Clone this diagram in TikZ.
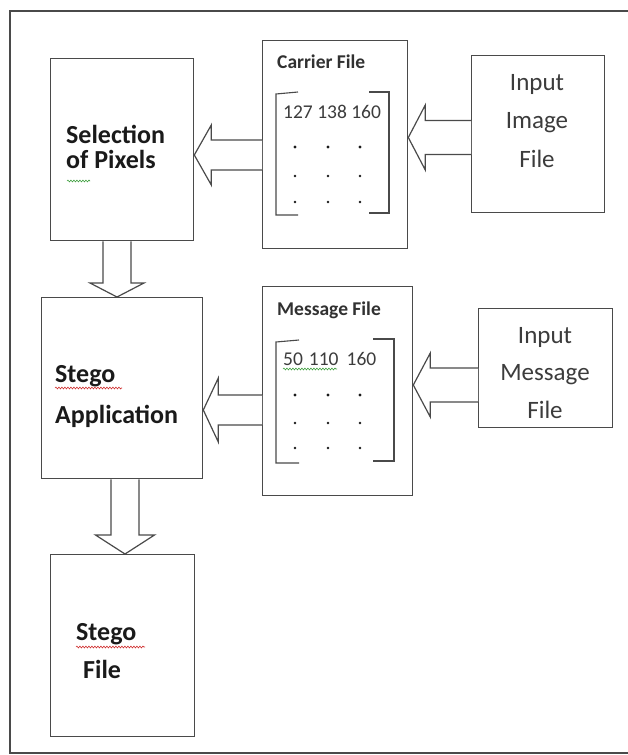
\documentclass[tikz,border=0pt]{standalone}
\usepackage{fontspec}
\setmainfont{Carlito}
\usetikzlibrary{calc,decorations.pathmorphing}

\definecolor{edge}{HTML}{4A4A4A}
\definecolor{ink}{HTML}{1A1A1A}
\definecolor{spellred}{HTML}{D03030}
\definecolor{spellgreen}{HTML}{40A040}

% Block arrows: tail, tip, head length, shaft half-width, head half-width
\newcommand\blkarrowL[5]{%
  \draw[barrow] ($(#1)+(0,-#4)$) -- ($(#2)+(#3,-#4)$) -- ($(#2)+(#3,-#5)$) -- (#2)
    -- ($(#2)+(#3,#5)$) -- ($(#2)+(#3,#4)$) -- ($(#1)+(0,#4)$);}
\newcommand\blkarrowD[5]{%
  \draw[barrow] ($(#1)+(-#4,0)$) -- ($(#2)+(-#4,-#3)$) -- ($(#2)+(-#5,-#3)$) -- (#2)
    -- ($(#2)+(#5,-#3)$) -- ($(#2)+(#4,-#3)$) -- ($(#1)+(#4,0)$);}

\begin{document}
\begin{tikzpicture}[x=1pt,y=-1pt,
  box/.style={draw=edge,line width=1.3pt,fill=white,anchor=north west,inner sep=0pt},
  barrow/.style={draw=edge,line width=1.2pt,fill=white,line join=miter},
  bigbold/.style={font=\fontsize{26}{26}\selectfont\bfseries,text=ink,inner sep=0pt,anchor=base west},
  bigreg/.style={font=\fontsize{25}{25}\selectfont,text=ink!85,inner sep=0pt,anchor=base},
  title/.style={font=\fontsize{19.5}{19.5}\selectfont\bfseries,text=ink!90,inner sep=0pt,anchor=base west},
  nums/.style={font=\fontsize{19.5}{19.5}\selectfont,text=ink!85,inner sep=0pt,anchor=base west},
  bracket/.style={draw=edge,line width=1.1pt},
  dotmark/.style={fill=ink,draw=none},
  wavy/.style={line width=0.6pt,decorate,decoration={snake,amplitude=0.9pt,segment length=3pt}}]

% canvas and page frame
\fill[white] (0,0) rectangle (628,755);
\useasboundingbox (0,0) rectangle (628,755);
\draw[edge,line width=1.5pt] (628,11) -- (10,11) -- (10,753) -- (628,753);

% process boxes
\node[box,minimum width=143pt,minimum height=182pt] (sel) at (50,58) {};
\node[box,minimum width=161pt,minimum height=181pt] (app) at (41,297) {};
\node[box,minimum width=144pt,minimum height=182pt] (out) at (50,554) {};
\node[box,minimum width=145pt,minimum height=208pt] (carrier) at (262,40) {};
\node[box,minimum width=150pt,minimum height=209pt] (msg) at (262,286) {};
\node[box,minimum width=133pt,minimum height=157pt] (img) at (471,55) {};
\node[box,minimum width=134pt,minimum height=119pt] (inmsg) at (478,308) {};

% arrow levels
\coordinate (y1) at (0,155);
\coordinate (y2) at (0,137.5);
\coordinate (y3) at (0,410);
\coordinate (y4) at (0,385);
\coordinate (x1) at (117,0);
\coordinate (x2) at (125,0);

\blkarrowL{carrier.west |- y1}{sel.east |- y1}{17}{15}{30}
\blkarrowL{img.west |- y2}{carrier.east |- y2}{17}{17}{32.5}
\blkarrowL{msg.west |- y3}{app.east |- y3}{15}{15}{32}
\blkarrowL{inmsg.west |- y4}{msg.east |- y4}{17}{17}{32}
\blkarrowD{sel.south -| x1}{app.north -| x1}{14}{14}{27}
\blkarrowD{app.south -| x2}{out.north -| x2}{19}{14}{29.5}

% box labels
\node[bigbold] (t1) at (66,143) {Selection};
\node[bigbold] (t2) at (66,168) {of Pixels};
\node[bigbold] (t3) at (55,382) {Stego};
\node[bigbold] (t4) at (55,423) {Application};
\node[bigbold] (t5) at (76,640) {Stego};
\node[bigbold] (t6) at (83,678) {File};

\node[bigreg] (t7) at (537,90) {Input};
\node[bigreg] (t8) at (537,128) {Image};
\node[bigreg] (t9) at (537,167) {File};
\node[bigreg] (t10) at (545,343) {Input};
\node[bigreg] (t11) at (545,380) {Message};
\node[bigreg] (t12) at (545,418) {File};

\node[title] (t13) at (277,68) {Carrier File};
\node[title] (t14) at (277,315) {Message File};

% carrier matrix
\node[nums] (t15) at (283,118) {127 138 160};
\draw[bracket] (298,92) -- (276,94) -- (276,215) -- (298,215);
\draw[bracket] (369,92) -- (389,92) -- (389,213) -- (369,213);
\foreach \yy/\rr in {147/1.7,176/1.4,202/1.4}
  \foreach \xx in {295,328,360}
    \fill[dotmark] (\xx,\yy) circle (\rr);

% message matrix
\node[nums] (t16) at (283,365) {50\hspace{6pt}110\hspace{8pt}160};
\draw[bracket] (299,340) -- (276,342) -- (276,463) -- (299,463);
\draw[bracket] (373,339) -- (394,339) -- (394,461) -- (373,461);
\foreach \yy/\rr in {395/1.7,423/1.4,448/1.4}
  \foreach \xx in {295,328,360}
    \fill[dotmark] (\xx,\yy) circle (\rr);

% spell-check squiggles
\draw[spellgreen,wavy] (67,181) -- (90,181);
\draw[spellred,wavy] (55,388) -- (122,388);
\draw[spellred,wavy] (76,647) -- (145,647);
\draw[spellgreen,wavy] (283,369) -- (337,369);
\end{tikzpicture}
\end{document}
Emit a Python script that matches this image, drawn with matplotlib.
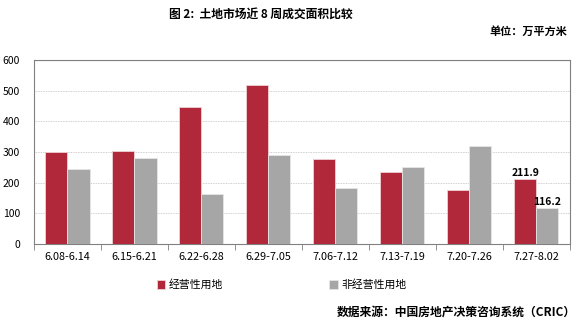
import matplotlib
matplotlib.use("Agg")
import matplotlib.pyplot as plt
import numpy as np

plt.rcParams['font.family'] = ['Noto Sans CJK SC', 'DejaVu Sans']

# weekly land transaction area (10k sqm)
weeks = ["6.08-6.14", "6.15-6.21", "6.22-6.28", "6.29-7.05",
         "7.06-7.12", "7.13-7.19", "7.20-7.26", "7.27-8.02"]
commercial = [301, 302, 447, 519, 277, 234, 178, 211.9]
non_commercial = [244, 282, 164, 291, 182, 251, 319, 116.2]

red = "#B0283A"
grey = "#A6A6A6"

fig = plt.figure(figsize=(5.85, 3.25), dpi=100)
ax = fig.add_axes([0.058, 0.249, 0.916, 0.566])

x = np.arange(len(weeks))
w = 0.33
ax.bar(x - w / 2, commercial, w, color=red, edgecolor="#f0d0d4", linewidth=0.6,
       label="经营性用地", zorder=3)
ax.bar(x + w / 2, non_commercial, w, color=grey, edgecolor="#e6e6e6", linewidth=0.6,
       label="非经营性用地", zorder=3)

# value labels on the latest week only
ax.text(x[-1] - w / 2, commercial[-1] + 4, f"{commercial[-1]:.1f}", ha="center",
        va="bottom", fontsize=7.5, fontweight="bold")
ax.text(x[-1] + w / 2, non_commercial[-1] + 4, f"{non_commercial[-1]:.1f}", ha="center",
        va="bottom", fontsize=7.5, fontweight="bold")

ax.set_ylim(0, 600)
ax.set_yticks(range(0, 601, 100))
ax.set_xlim(-0.5, len(weeks) - 0.5)
ax.set_xticks(x)
ax.set_xticklabels(weeks, fontsize=7.8)
ax.tick_params(axis="y", labelsize=7.5, length=0, pad=10)
ax.tick_params(axis="x", length=0, pad=6)
# category separators on the bottom axis
ax.set_xticks(np.arange(-0.5, len(weeks) + 0.5, 1), minor=True)
ax.tick_params(axis="x", which="minor", length=4, color="#808080", direction="out")

ax.yaxis.grid(True, linestyle=(0, (1, 1)), color="#c0c0c0", linewidth=0.6, zorder=0)
ax.axhline(600, color="#808080", linewidth=0.8)
for s in ["left", "right", "bottom", "top"]:
    ax.spines[s].set_color("#808080")
    ax.spines[s].set_linewidth(0.8)

ax.legend(loc="upper center", bbox_to_anchor=(0.462, -0.14), ncol=2, frameon=False,
          fontsize=7.8, handlelength=0.8, handleheight=0.8, handletextpad=0.3,
          columnspacing=9.8)

fig.text(0.445, 0.955, "图 2:  土地市场近 8 周成交面积比较", ha="center", va="center",
         fontsize=8.5, fontweight="bold")
fig.text(0.97, 0.905, "单位：万平方米", ha="right", va="center",
         fontsize=8, fontweight="bold")
fig.text(0.985, 0.04, "数据来源：中国房地产决策咨询系统（CRIC）", ha="right", va="center",
         fontsize=8.5, fontweight="bold")

fig.savefig("out.png", dpi=100)
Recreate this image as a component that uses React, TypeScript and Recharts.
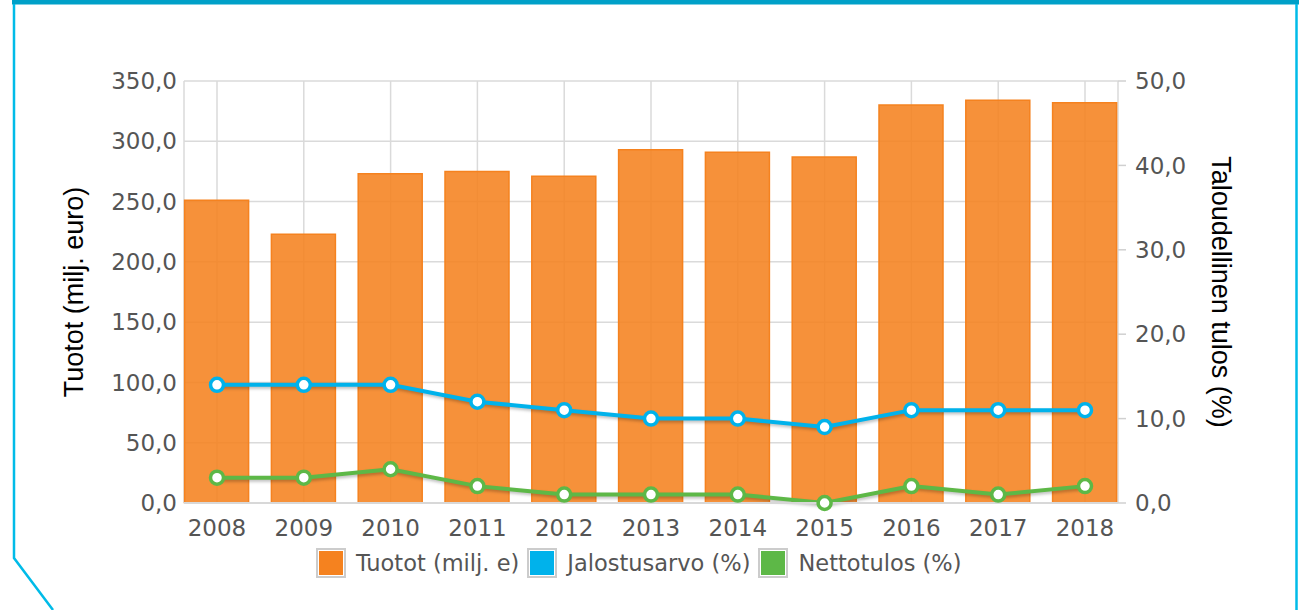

══════

> **Given problem**:
Return only the lines from the start of the data through the line that contains "width=134pt,minimum height=119pt] (inmsg)", please, copying them exactly and omitting all pictures.

> **Task solution**:
Clone this diagram in TikZ.
\documentclass[tikz,border=0pt]{standalone}
\usepackage{fontspec}
\setmainfont{Carlito}
\usetikzlibrary{calc,decorations.pathmorphing}

\definecolor{edge}{HTML}{4A4A4A}
\definecolor{ink}{HTML}{1A1A1A}
\definecolor{spellred}{HTML}{D03030}
\definecolor{spellgreen}{HTML}{40A040}

% Block arrows: tail, tip, head length, shaft half-width, head half-width
\newcommand\blkarrowL[5]{%
  \draw[barrow] ($(#1)+(0,-#4)$) -- ($(#2)+(#3,-#4)$) -- ($(#2)+(#3,-#5)$) -- (#2)
    -- ($(#2)+(#3,#5)$) -- ($(#2)+(#3,#4)$) -- ($(#1)+(0,#4)$);}
\newcommand\blkarrowD[5]{%
  \draw[barrow] ($(#1)+(-#4,0)$) -- ($(#2)+(-#4,-#3)$) -- ($(#2)+(-#5,-#3)$) -- (#2)
    -- ($(#2)+(#5,-#3)$) -- ($(#2)+(#4,-#3)$) -- ($(#1)+(#4,0)$);}

\begin{document}
\begin{tikzpicture}[x=1pt,y=-1pt,
  box/.style={draw=edge,line width=1.3pt,fill=white,anchor=north west,inner sep=0pt},
  barrow/.style={draw=edge,line width=1.2pt,fill=white,line join=miter},
  bigbold/.style={font=\fontsize{26}{26}\selectfont\bfseries,text=ink,inner sep=0pt,anchor=base west},
  bigreg/.style={font=\fontsize{25}{25}\selectfont,text=ink!85,inner sep=0pt,anchor=base},
  title/.style={font=\fontsize{19.5}{19.5}\selectfont\bfseries,text=ink!90,inner sep=0pt,anchor=base west},
  nums/.style={font=\fontsize{19.5}{19.5}\selectfont,text=ink!85,inner sep=0pt,anchor=base west},
  bracket/.style={draw=edge,line width=1.1pt},
  dotmark/.style={fill=ink,draw=none},
  wavy/.style={line width=0.6pt,decorate,decoration={snake,amplitude=0.9pt,segment length=3pt}}]

% canvas and page frame
\fill[white] (0,0) rectangle (628,755);
\useasboundingbox (0,0) rectangle (628,755);
\draw[edge,line width=1.5pt] (628,11) -- (10,11) -- (10,753) -- (628,753);

% process boxes
\node[box,minimum width=143pt,minimum height=182pt] (sel) at (50,58) {};
\node[box,minimum width=161pt,minimum height=181pt] (app) at (41,297) {};
\node[box,minimum width=144pt,minimum height=182pt] (out) at (50,554) {};
\node[box,minimum width=145pt,minimum height=208pt] (carrier) at (262,40) {};
\node[box,minimum width=150pt,minimum height=209pt] (msg) at (262,286) {};
\node[box,minimum width=133pt,minimum height=157pt] (img) at (471,55) {};
\node[box,minimum width=134pt,minimum height=119pt] (inmsg) at (478,308) {};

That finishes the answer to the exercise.